Congratulations to Crikey and Melissa for doing what the majority of the MSM cannot, or will not, do.
Melissa, this one article was why I subscribe, thank you. I missed the march (sorry, I am not a social media user) however the sign you showed says it all “When injustice becomes law, resiatance becomes duty”.Revolution and change always comes from below, never above. The rent seekers want the status quo maintained and acheive this by having bread and circuses to entertain the masses. Why else would the Victorian government spend $50m on car racing. NSW $10m on fireworks with very little identified return.
The marches need needs to be maintained in an Australian occupy type movement context. Your comments from Wendy Bacon says it in one. Unless the ordinary person is made aware of the need for a sustainable future, there will be no future for anyone.
Hi Melissa I’m actually in Germany at present, but following local news and this caught my eye on twitter.

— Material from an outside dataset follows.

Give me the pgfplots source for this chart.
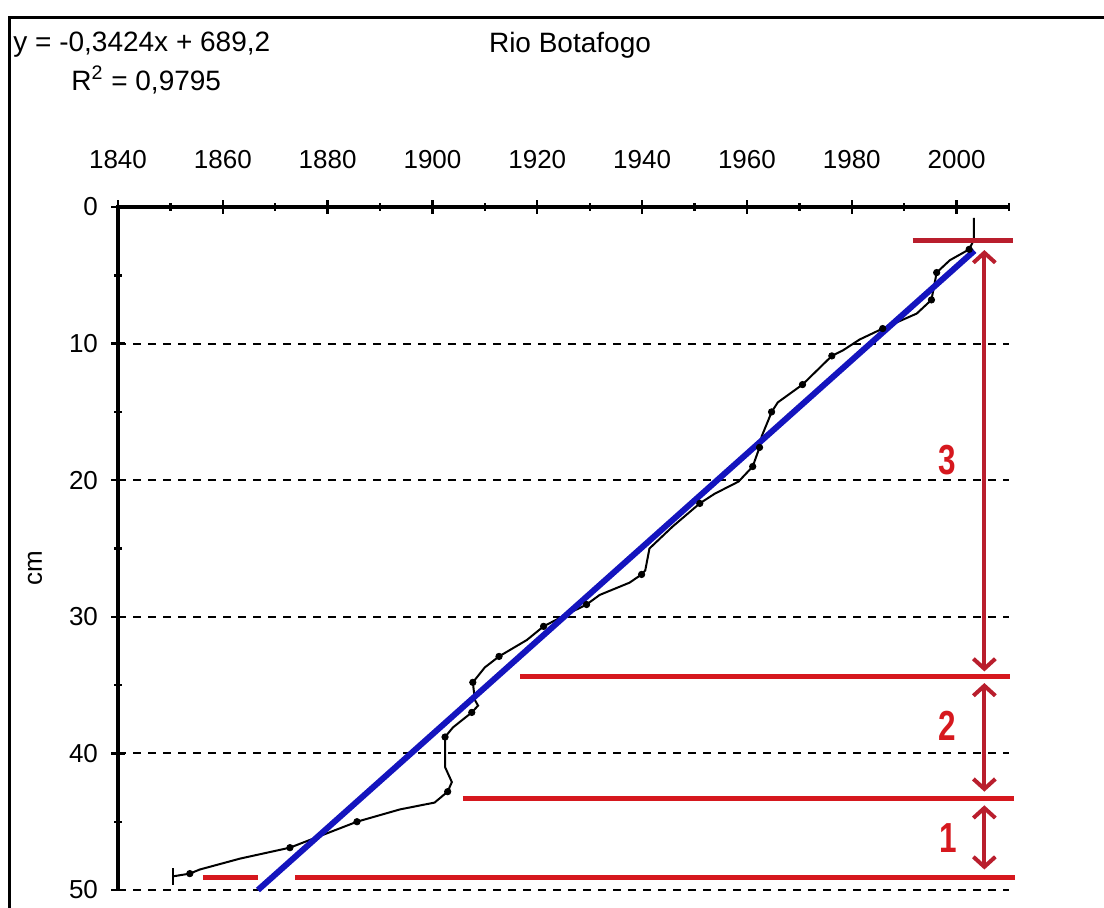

Really good article thank you. I particularly like the way you brought in the theme of localism, I think localism is becoming more and more important in our quest for a fair and sustainable future.
Internet connectivity can really help us to make the ‘the think global, act local’ slogan work – people who are concerned or active at the local level and in their everyday lives can come together at a broader level as in March in March, without the need for top down hierarchical structures. It’s a really interesting process and I’m glad you’ve picked up on it, even if the MSM can’t see it.